- Exercise requirements
Omit the pictures and print exactly the lines of the listing below, starting at the first and ending at the line containing "font=dict(size=size, color=color, family=family, **kw)))".

- Data for the task
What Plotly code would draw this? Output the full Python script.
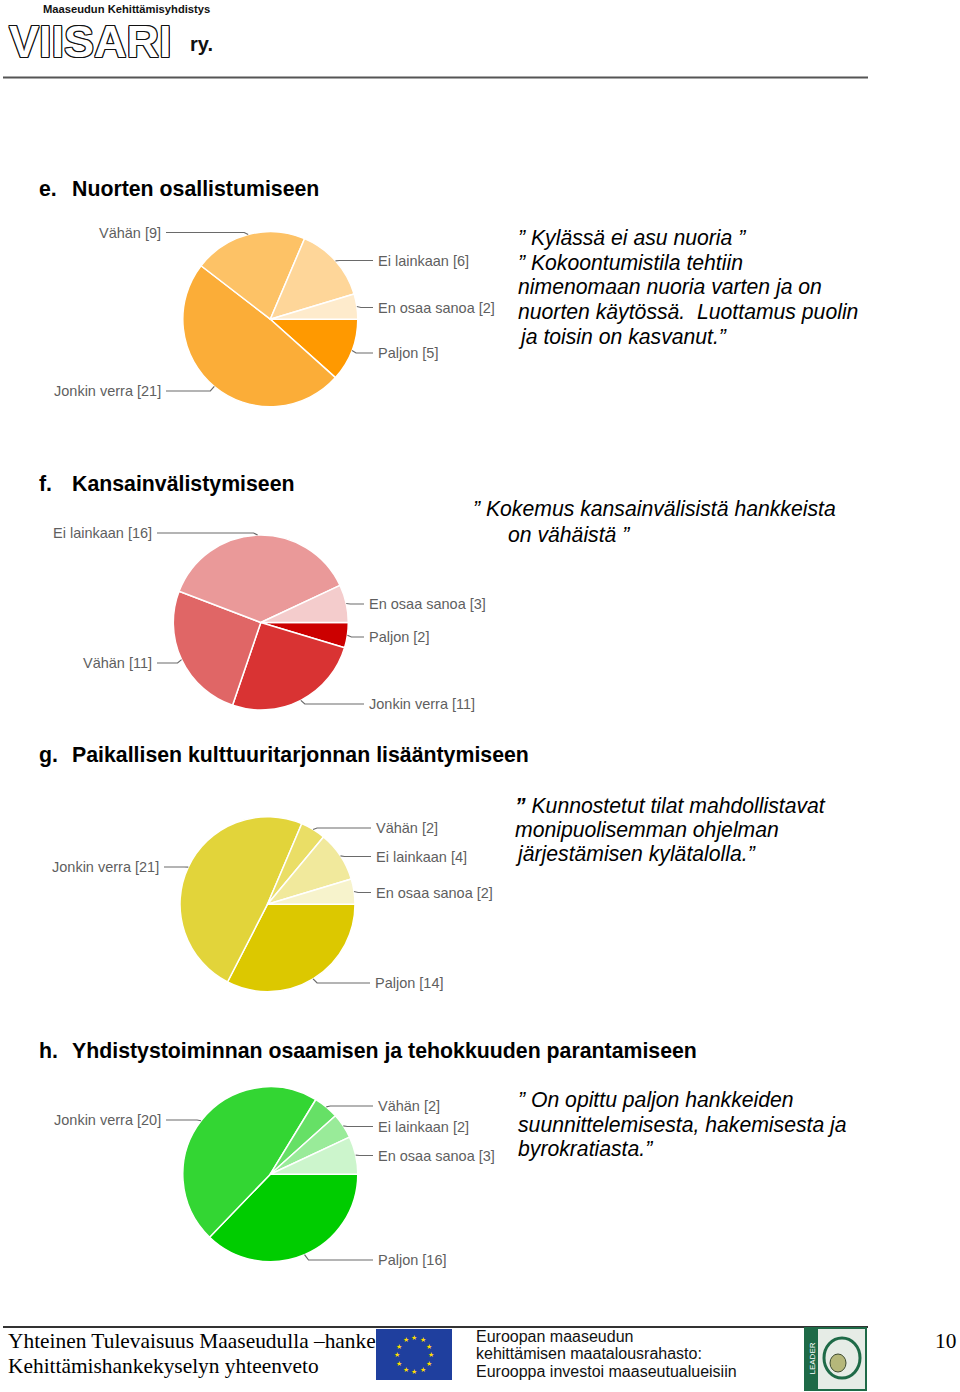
import math
import plotly.graph_objects as go

W, H = 960, 1392

# ---------------- data ----------------
categories = ["Paljon", "Jonkin verra", "Vähän", "Ei lainkaan", "En osaa sanoa"]
values_e = [5, 21, 9, 6, 2]
values_f = [2, 11, 11, 16, 3]
values_g = [14, 21, 2, 4, 2]
values_h = [16, 20, 2, 2, 3]

colors_e = ["#FF9900", "#FBAD38", "#FDC266", "#FED699", "#FEEBCC"]
colors_f = ["#CC0000", "#D93333", "#E06666", "#EA9999", "#F4CCCC"]
colors_g = ["#DCC800", "#E2D43A", "#EADE66", "#F1E99C", "#F7F3CC"]
colors_h = ["#00CC00", "#33D633", "#66E066", "#99EB99", "#CCF5CC"]

headings = [
    ("e.", "Nuorten osallistumiseen"),
    ("f.", "Kansainvälistymiseen"),
    ("g.", "Paikallisen kulttuuritarjonnan lisääntymiseen"),
    ("h.", "Yhdistystoiminnan osaamisen ja tehokkuuden parantamiseen"),
]

quote_e = ["” Kylässä ei asu nuoria ”", "” Kokoontumistila tehtiin",
           "nimenomaan nuoria varten ja on", "nuorten käytössä.&nbsp; Luottamus puolin",
           "ja toisin on kasvanut.”"]
quote_f = ["” Kokemus kansainvälisistä hankkeista", "on vähäistä ”"]
quote_g = ["<b>”</b> Kunnostetut tilat mahdollistavat", "monipuolisemman ohjelman",
           "järjestämisen kylätalolla.”"]
quote_h = ["” On opittu paljon hankkeiden", "suunnittelemisesta, hakemisesta ja",
           "byrokratiasta.”"]

# ---------------- layout helpers ----------------
def px(x):
    return x / W

def py(y):
    return 1 - y / H

SANS = "Liberation Sans, Arial, sans-serif"
SERIF = "Liberation Serif, Times New Roman, serif"

fig = go.Figure()
annotations = []
shapes = []

def text(x, y, t, size, color="#000", anchor="left", family=SANS, **kw):
    annotations.append(dict(x=px(x), y=py(y), xref="paper", yref="paper", text=t,
                            showarrow=False, xanchor=anchor, yanchor="middle",
                            font=dict(size=size, color=color, family=family, **kw)))

# pies: center, radius, label placement per category (side, x, y)
pies = [
    dict(values=values_e, colors=colors_e, c=(270.3, 319.2), r=87.5,
         labels={"Paljon": ("R", 376, 353), "Jonkin verra": ("L", 163, 391),
                 "Vähän": ("L", 163, 232.5), "Ei lainkaan": ("R", 376, 260.5),
                 "En osaa sanoa": ("R", 376, 307.5)}),
    dict(values=values_f, colors=colors_f, c=(260.8, 622.5), r=87.5,
         labels={"Paljon": ("R", 367, 637), "Jonkin verra": ("R", 367, 704),
                 "Vähän": ("L", 154, 663), "Ei lainkaan": ("L", 154, 533),
                 "En osaa sanoa": ("R", 367, 604)}),
    dict(values=values_g, colors=colors_g, c=(267.5, 904.2), r=87.5,
         labels={"Paljon": ("R", 373, 983), "Jonkin verra": ("L", 161, 867),
                 "Vähän": ("R", 374, 828), "Ei lainkaan": ("R", 374, 856.5),
                 "En osaa sanoa": ("R", 374, 892.5)}),
    dict(values=values_h, colors=colors_h, c=(270.3, 1174.2), r=87.5,
         labels={"Paljon": ("R", 376, 1260), "Jonkin verra": ("L", 163, 1120),
                 "Vähän": ("R", 376, 1106), "Ei lainkaan": ("R", 376, 1126.5),
                 "En osaa sanoa": ("R", 376, 1155.5)}),
]

for p in pies:
    cx, cy = p["c"]
    r = p["r"]
    fig.add_trace(go.Pie(
        labels=categories, values=p["values"], sort=False, direction="clockwise",
        rotation=90, textinfo="none", hoverinfo="label+value",
        marker=dict(colors=p["colors"], line=dict(color="#FFFFFF", width=1.5)),
        domain=dict(x=[px(cx - r), px(cx + r)], y=[py(cy + r), py(cy - r)]),
        showlegend=False))
    total = sum(p["values"])
    cum = 0
    for cat, v in zip(categories, p["values"]):
        mid = (cum + v / 2) / total * 2 * math.pi  # clockwise from 3 o'clock
        cum += v
        ex = cx + r * math.cos(mid)
        ey = cy + r * math.sin(mid)
        side, lx, ly = p["labels"][cat]
        s = 1 if side == "R" else -1
        elbow_x = ex + s * 4
        end_x = lx - s * 3
        shapes.append(dict(type="path", xref="paper", yref="paper",
                           path=f"M {px(ex)},{py(ey)} L {px(elbow_x)},{py(ly)} L {px(end_x)},{py(ly)}",
                           line=dict(color="#6A6A6A", width=1.2)))
        text(lx, ly, f"{cat} [{v}]", 14.5, color="#5f5f5f",
             anchor="left" if side == "R" else "right")

# headings
for (lbl, title), y in zip(headings, [189, 484, 755, 1051]):
    text(37, y, f"<b>{lbl}</b>", 21.3)
    text(69.5, y, f"<b>{title}</b>", 21.3)

# quotes
for i, line in enumerate(quote_e):
    text(516, 238 + i * 24.7, line, 21.2, style="italic")
text(471, 509, quote_f[0], 21.2, style="italic")
text(506, 534, quote_f[1], 21.2, style="italic")
for i, line in enumerate(quote_g):
    text(513, 805 + i * 24.5, line, 21.2, style="italic")
for i, line in enumerate(quote_h):
    text(516, 1100 + i * 24.7, line, 21.2, style="italic")

# header logo
text(41, 9, "<b>Maaseudun Kehittämisyhdistys</b>", 11.2, color="#111")
text(7, 41.5, "<b>VIISARI</b>", 45, color="#FFFFFF",
     shadow="1px 0 0 #111, -1px 0 0 #111, 0 1px 0 #111, 0 -1px 0 #111, 1px 1px 0 #111, -1px -1px 0 #111, 1px -1px 0 #111, -1px 1px 0 #111")
text(188, 44, "<b>ry.</b>", 20, color="#111")
shapes.append(dict(type="line", xref="paper", yref="paper", x0=px(3), x1=px(868),
                   y0=py(77.5), y1=py(77.5), line=dict(color="#555", width=2)))

# footer
shapes.append(dict(type="line", xref="paper", yref="paper", x0=px(3), x1=px(868),
                   y0=py(1327), y1=py(1327), line=dict(color="#333", width=2)))
text(6, 1341, "Yhteinen Tulevaisuus Maaseudulla –hanke", 21.4, family=SERIF)
text(6, 1366, "Kehittämishankekyselyn yhteenveto", 21.4, family=SERIF)
text(958, 1341, "10", 21.4, family=SERIF, anchor="right")

# EU flag
shapes.append(dict(type="rect", xref="paper", yref="paper", x0=px(376), x1=px(452),
                   y0=py(1380), y1=py(1329), fillcolor="#1F3F9E", line=dict(width=0)))
for k in range(12):
    a = k * math.pi / 6
    text(414 + 17 * math.sin(a), 1354.5 - 17 * math.cos(a), "★", 7, color="#FFDD00",
         anchor="center")
for i, line in enumerate(["Euroopan maaseudun", "kehittämisen maatalousrahasto:",
                          "Eurooppa investoi maaseutualueisiin"]):
    text(474, 1336 + i * 17.5, line, 16, color="#111")

# LEADER logo
shapes.append(dict(type="rect", xref="paper", yref="paper", x0=px(805), x1=px(866),
                   y0=py(1390), y1=py(1328), fillcolor="#E6ECE6",
                   line=dict(color="#1E6A47", width=2)))
shapes.append(dict(type="rect", xref="paper", yref="paper", x0=px(805), x1=px(818),
                   y0=py(1390), y1=py(1328), fillcolor="#1E6A47", line=dict(width=0)))
shapes.append(dict(type="circle", xref="paper", yref="paper", x0=px(824), x1=px(860),
                   y0=py(1378), y1=py(1338), line=dict(color="#1E6A47", width=3)))
shapes.append(dict(type="circle", xref="paper", yref="paper", x0=px(830), x1=px(846),
                   y0=py(1372), y1=py(1354), fillcolor="#B5B77A",
                   line=dict(color="#3E4A2E", width=1)))
annotations.append(dict(x=px(811.5), y=py(1359), xref="paper", yref="paper", text="LEADER",
                        showarrow=False, textangle=-90, xanchor="center", yanchor="middle",
                        font=dict(size=8, color="#FFFFFF", family=SANS)))

fig.update_layout(
    width=W, height=H, margin=dict(l=0, r=0, t=0, b=0),
    paper_bgcolor="#FFFFFF", plot_bgcolor="#FFFFFF",
    annotations=annotations, shapes=shapes,
    xaxis=dict(visible=False), yaxis=dict(visible=False),
)

fig.write_html("out.html")
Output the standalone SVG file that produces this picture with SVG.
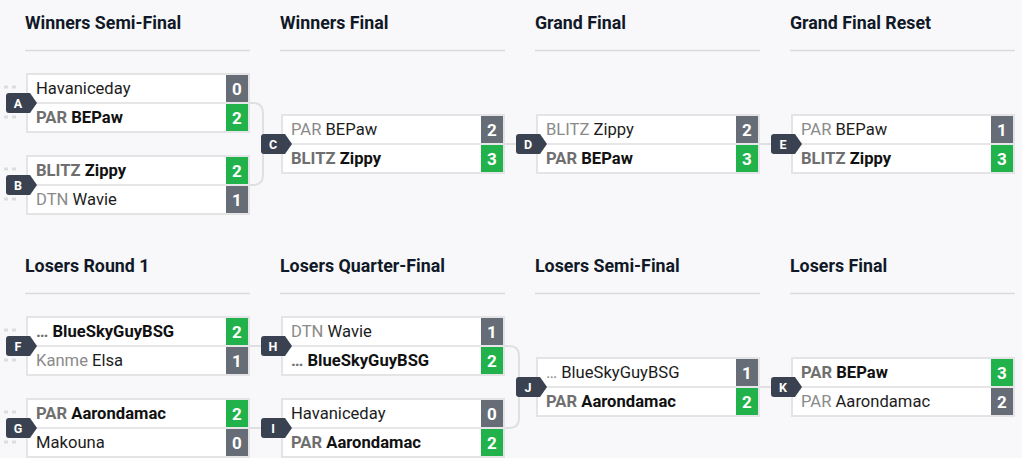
<svg xmlns="http://www.w3.org/2000/svg" width="1022" height="458" viewBox="0 0 1022 458">
<style>
text{font-family:Roboto,"Liberation Sans",Arial,sans-serif}
.hdr{font-size:17.8px;font-weight:700;fill:#111827}
.rule{stroke:#d9dadd;stroke-width:1.5}
.box{fill:#fff;stroke:#e4e4e7;stroke-width:2}
.sep{stroke:#e6e6e8;stroke-width:2}
.t{font-size:16.6px}
.tl{fill:#8a8a8a}
.nl{fill:#1c1c1c}
.tw{fill:#6f6f6f;font-weight:700}
.nw{fill:#111;font-weight:700}
.sg{fill:#666d76}
.sw{fill:#22b24b}
.sc{font-size:17px;font-weight:700;fill:#fff;text-anchor:middle}
.bd{fill:#3a4251}
.bl{font-size:12.5px;font-weight:700;fill:#fff;text-anchor:middle}
.con{fill:none;stroke:#e0e0e3;stroke-width:2}
.dash{fill:#dcdde0}
</style>
<rect width="1022" height="458" fill="#f8f8fa"/>
<g id="headers">
<text class="hdr" x="25" y="29">Winners Semi-Final</text>
<text class="hdr" x="280" y="29">Winners Final</text>
<text class="hdr" x="535" y="29">Grand Final</text>
<text class="hdr" x="790" y="29">Grand Final Reset</text>
<text class="hdr" x="25" y="272">Losers Round 1</text>
<text class="hdr" x="280" y="272">Losers Quarter-Final</text>
<text class="hdr" x="535" y="272">Losers Semi-Final</text>
<text class="hdr" x="790" y="272">Losers Final</text>
<line class="rule" x1="25" y1="50.5" x2="250" y2="50.5"/>
<line class="rule" x1="280" y1="50.5" x2="505" y2="50.5"/>
<line class="rule" x1="535" y1="50.5" x2="760" y2="50.5"/>
<line class="rule" x1="790" y1="50.5" x2="1015" y2="50.5"/>
<line class="rule" x1="25" y1="293.5" x2="250" y2="293.5"/>
<line class="rule" x1="280" y1="293.5" x2="505" y2="293.5"/>
<line class="rule" x1="535" y1="293.5" x2="760" y2="293.5"/>
<line class="rule" x1="790" y1="293.5" x2="1015" y2="293.5"/>
</g>
<g id="connectors">
<path class="con" d="M250,103 H253 Q263,103 263,113 V175 Q263,185 253,185 H250"/>
<line class="con" x1="505" y1="144" x2="520" y2="144"/>
<line class="con" x1="760" y1="144" x2="775" y2="144"/>
<line class="con" x1="250" y1="346" x2="265" y2="346"/>
<line class="con" x1="250" y1="428" x2="265" y2="428"/>
<path class="con" d="M505,346 H509 Q519,346 519,356 V418 Q519,428 509,428 H505"/>
<line class="con" x1="760" y1="387" x2="775" y2="387"/>
<rect class="dash" x="4" y="85.5" width="4" height="3"/><rect class="dash" x="12" y="85.5" width="4" height="3"/>
<rect class="dash" x="4" y="115.5" width="4" height="3"/><rect class="dash" x="12" y="115.5" width="4" height="3"/>
<rect class="dash" x="4" y="167.5" width="4" height="3"/><rect class="dash" x="12" y="167.5" width="4" height="3"/>
<rect class="dash" x="4" y="197.5" width="4" height="3"/><rect class="dash" x="12" y="197.5" width="4" height="3"/>
<rect class="dash" x="4" y="328.5" width="4" height="3"/><rect class="dash" x="12" y="328.5" width="4" height="3"/>
<rect class="dash" x="4" y="358.5" width="4" height="3"/><rect class="dash" x="12" y="358.5" width="4" height="3"/>
<rect class="dash" x="4" y="410.5" width="4" height="3"/><rect class="dash" x="12" y="410.5" width="4" height="3"/>
<rect class="dash" x="4" y="440.5" width="4" height="3"/><rect class="dash" x="12" y="440.5" width="4" height="3"/>
</g>
<g id="match-A" transform="translate(26,73)">
<rect class="box" x="1" y="1" width="222" height="58"/><line class="sep" x1="2" y1="30" x2="222" y2="30"/>
<text class="t" x="10" y="21"><tspan class="nl">Havaniceday</tspan></text>
<text class="t" x="10" y="50"><tspan class="tw">PAR</tspan> <tspan class="nw">BEPaw</tspan></text>
<rect class="sg" x="200" y="2" width="22" height="27"/><text class="sc" x="211" y="21.5">0</text>
<rect class="sw" x="200" y="31" width="22" height="27"/><text class="sc" x="211" y="50.5">2</text>
<path class="bd" d="M-17,20 H4 L11,30 L4,40 H-17 Q-20,40 -20,37 V23 Q-20,20 -17,20 Z"/><text class="bl" x="-8" y="34.5">A</text>
</g>
<g id="match-B" transform="translate(26,155)">
<rect class="box" x="1" y="1" width="222" height="58"/><line class="sep" x1="2" y1="30" x2="222" y2="30"/>
<text class="t" x="10" y="21"><tspan class="tw">BLITZ</tspan> <tspan class="nw">Zippy</tspan></text>
<text class="t" x="10" y="50"><tspan class="tl">DTN</tspan> <tspan class="nl">Wavie</tspan></text>
<rect class="sw" x="200" y="2" width="22" height="27"/><text class="sc" x="211" y="21.5">2</text>
<rect class="sg" x="200" y="31" width="22" height="27"/><text class="sc" x="211" y="50.5">1</text>
<path class="bd" d="M-17,20 H4 L11,30 L4,40 H-17 Q-20,40 -20,37 V23 Q-20,20 -17,20 Z"/><text class="bl" x="-8" y="34.5">B</text>
</g>
<g id="match-C" transform="translate(281,114)">
<rect class="box" x="1" y="1" width="222" height="58"/><line class="sep" x1="2" y1="30" x2="222" y2="30"/>
<text class="t" x="10" y="21"><tspan class="tl">PAR</tspan> <tspan class="nl">BEPaw</tspan></text>
<text class="t" x="10" y="50"><tspan class="tw">BLITZ</tspan> <tspan class="nw">Zippy</tspan></text>
<rect class="sg" x="200" y="2" width="22" height="27"/><text class="sc" x="211" y="21.5">2</text>
<rect class="sw" x="200" y="31" width="22" height="27"/><text class="sc" x="211" y="50.5">3</text>
<path class="bd" d="M-17,20 H4 L11,30 L4,40 H-17 Q-20,40 -20,37 V23 Q-20,20 -17,20 Z"/><text class="bl" x="-8" y="34.5">C</text>
</g>
<g id="match-D" transform="translate(536,114)">
<rect class="box" x="1" y="1" width="222" height="58"/><line class="sep" x1="2" y1="30" x2="222" y2="30"/>
<text class="t" x="10" y="21"><tspan class="tl">BLITZ</tspan> <tspan class="nl">Zippy</tspan></text>
<text class="t" x="10" y="50"><tspan class="tw">PAR</tspan> <tspan class="nw">BEPaw</tspan></text>
<rect class="sg" x="200" y="2" width="22" height="27"/><text class="sc" x="211" y="21.5">2</text>
<rect class="sw" x="200" y="31" width="22" height="27"/><text class="sc" x="211" y="50.5">3</text>
<path class="bd" d="M-17,20 H4 L11,30 L4,40 H-17 Q-20,40 -20,37 V23 Q-20,20 -17,20 Z"/><text class="bl" x="-8" y="34.5">D</text>
</g>
<g id="match-E" transform="translate(791,114)">
<rect class="box" x="1" y="1" width="222" height="58"/><line class="sep" x1="2" y1="30" x2="222" y2="30"/>
<text class="t" x="10" y="21"><tspan class="tl">PAR</tspan> <tspan class="nl">BEPaw</tspan></text>
<text class="t" x="10" y="50"><tspan class="tw">BLITZ</tspan> <tspan class="nw">Zippy</tspan></text>
<rect class="sg" x="200" y="2" width="22" height="27"/><text class="sc" x="211" y="21.5">1</text>
<rect class="sw" x="200" y="31" width="22" height="27"/><text class="sc" x="211" y="50.5">3</text>
<path class="bd" d="M-17,20 H4 L11,30 L4,40 H-17 Q-20,40 -20,37 V23 Q-20,20 -17,20 Z"/><text class="bl" x="-8" y="34.5">E</text>
</g>
<g id="match-F" transform="translate(26,316)">
<rect class="box" x="1" y="1" width="222" height="58"/><line class="sep" x1="2" y1="30" x2="222" y2="30"/>
<text class="t" x="10" y="21"><tspan class="tw">…</tspan> <tspan class="nw">BlueSkyGuyBSG</tspan></text>
<text class="t" x="10" y="50"><tspan class="tl">Kanme</tspan> <tspan class="nl">Elsa</tspan></text>
<rect class="sw" x="200" y="2" width="22" height="27"/><text class="sc" x="211" y="21.5">2</text>
<rect class="sg" x="200" y="31" width="22" height="27"/><text class="sc" x="211" y="50.5">1</text>
<path class="bd" d="M-17,20 H4 L11,30 L4,40 H-17 Q-20,40 -20,37 V23 Q-20,20 -17,20 Z"/><text class="bl" x="-8" y="34.5">F</text>
</g>
<g id="match-G" transform="translate(26,398)">
<rect class="box" x="1" y="1" width="222" height="58"/><line class="sep" x1="2" y1="30" x2="222" y2="30"/>
<text class="t" x="10" y="21"><tspan class="tw">PAR</tspan> <tspan class="nw">Aarondamac</tspan></text>
<text class="t" x="10" y="50"><tspan class="nl">Makouna</tspan></text>
<rect class="sw" x="200" y="2" width="22" height="27"/><text class="sc" x="211" y="21.5">2</text>
<rect class="sg" x="200" y="31" width="22" height="27"/><text class="sc" x="211" y="50.5">0</text>
<path class="bd" d="M-17,20 H4 L11,30 L4,40 H-17 Q-20,40 -20,37 V23 Q-20,20 -17,20 Z"/><text class="bl" x="-8" y="34.5">G</text>
</g>
<g id="match-H" transform="translate(281,316)">
<rect class="box" x="1" y="1" width="222" height="58"/><line class="sep" x1="2" y1="30" x2="222" y2="30"/>
<text class="t" x="10" y="21"><tspan class="tl">DTN</tspan> <tspan class="nl">Wavie</tspan></text>
<text class="t" x="10" y="50"><tspan class="tw">…</tspan> <tspan class="nw">BlueSkyGuyBSG</tspan></text>
<rect class="sg" x="200" y="2" width="22" height="27"/><text class="sc" x="211" y="21.5">1</text>
<rect class="sw" x="200" y="31" width="22" height="27"/><text class="sc" x="211" y="50.5">2</text>
<path class="bd" d="M-17,20 H4 L11,30 L4,40 H-17 Q-20,40 -20,37 V23 Q-20,20 -17,20 Z"/><text class="bl" x="-8" y="34.5">H</text>
</g>
<g id="match-I" transform="translate(281,398)">
<rect class="box" x="1" y="1" width="222" height="58"/><line class="sep" x1="2" y1="30" x2="222" y2="30"/>
<text class="t" x="10" y="21"><tspan class="nl">Havaniceday</tspan></text>
<text class="t" x="10" y="50"><tspan class="tw">PAR</tspan> <tspan class="nw">Aarondamac</tspan></text>
<rect class="sg" x="200" y="2" width="22" height="27"/><text class="sc" x="211" y="21.5">0</text>
<rect class="sw" x="200" y="31" width="22" height="27"/><text class="sc" x="211" y="50.5">2</text>
<path class="bd" d="M-17,20 H4 L11,30 L4,40 H-17 Q-20,40 -20,37 V23 Q-20,20 -17,20 Z"/><text class="bl" x="-8" y="34.5">I</text>
</g>
<g id="match-J" transform="translate(536,357)">
<rect class="box" x="1" y="1" width="222" height="58"/><line class="sep" x1="2" y1="30" x2="222" y2="30"/>
<text class="t" x="10" y="21"><tspan class="tl">…</tspan> <tspan class="nl">BlueSkyGuyBSG</tspan></text>
<text class="t" x="10" y="50"><tspan class="tw">PAR</tspan> <tspan class="nw">Aarondamac</tspan></text>
<rect class="sg" x="200" y="2" width="22" height="27"/><text class="sc" x="211" y="21.5">1</text>
<rect class="sw" x="200" y="31" width="22" height="27"/><text class="sc" x="211" y="50.5">2</text>
<path class="bd" d="M-17,20 H4 L11,30 L4,40 H-17 Q-20,40 -20,37 V23 Q-20,20 -17,20 Z"/><text class="bl" x="-8" y="34.5">J</text>
</g>
<g id="match-K" transform="translate(791,357)">
<rect class="box" x="1" y="1" width="222" height="58"/><line class="sep" x1="2" y1="30" x2="222" y2="30"/>
<text class="t" x="10" y="21"><tspan class="tw">PAR</tspan> <tspan class="nw">BEPaw</tspan></text>
<text class="t" x="10" y="50"><tspan class="tl">PAR</tspan> <tspan class="nl">Aarondamac</tspan></text>
<rect class="sw" x="200" y="2" width="22" height="27"/><text class="sc" x="211" y="21.5">3</text>
<rect class="sg" x="200" y="31" width="22" height="27"/><text class="sc" x="211" y="50.5">2</text>
<path class="bd" d="M-17,20 H4 L11,30 L4,40 H-17 Q-20,40 -20,37 V23 Q-20,20 -17,20 Z"/><text class="bl" x="-8" y="34.5">K</text>
</g>
</svg>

- Response below
What Plotly code would draw this? Output the full Python script.
import math
import plotly.graph_objects as go

W, H = 960, 1392

# ---------------- data ----------------
categories = ["Paljon", "Jonkin verra", "Vähän", "Ei lainkaan", "En osaa sanoa"]
values_e = [5, 21, 9, 6, 2]
values_f = [2, 11, 11, 16, 3]
values_g = [14, 21, 2, 4, 2]
values_h = [16, 20, 2, 2, 3]

colors_e = ["#FF9900", "#FBAD38", "#FDC266", "#FED699", "#FEEBCC"]
colors_f = ["#CC0000", "#D93333", "#E06666", "#EA9999", "#F4CCCC"]
colors_g = ["#DCC800", "#E2D43A", "#EADE66", "#F1E99C", "#F7F3CC"]
colors_h = ["#00CC00", "#33D633", "#66E066", "#99EB99", "#CCF5CC"]

headings = [
    ("e.", "Nuorten osallistumiseen"),
    ("f.", "Kansainvälistymiseen"),
    ("g.", "Paikallisen kulttuuritarjonnan lisääntymiseen"),
    ("h.", "Yhdistystoiminnan osaamisen ja tehokkuuden parantamiseen"),
]

quote_e = ["” Kylässä ei asu nuoria ”", "” Kokoontumistila tehtiin",
           "nimenomaan nuoria varten ja on", "nuorten käytössä.&nbsp; Luottamus puolin",
           "ja toisin on kasvanut.”"]
quote_f = ["” Kokemus kansainvälisistä hankkeista", "on vähäistä ”"]
quote_g = ["<b>”</b> Kunnostetut tilat mahdollistavat", "monipuolisemman ohjelman",
           "järjestämisen kylätalolla.”"]
quote_h = ["” On opittu paljon hankkeiden", "suunnittelemisesta, hakemisesta ja",
           "byrokratiasta.”"]

# ---------------- layout helpers ----------------
def px(x):
    return x / W

def py(y):
    return 1 - y / H

SANS = "Liberation Sans, Arial, sans-serif"
SERIF = "Liberation Serif, Times New Roman, serif"

fig = go.Figure()
annotations = []
shapes = []

def text(x, y, t, size, color="#000", anchor="left", family=SANS, **kw):
    annotations.append(dict(x=px(x), y=py(y), xref="paper", yref="paper", text=t,
                            showarrow=False, xanchor=anchor, yanchor="middle",
                            font=dict(size=size, color=color, family=family, **kw)))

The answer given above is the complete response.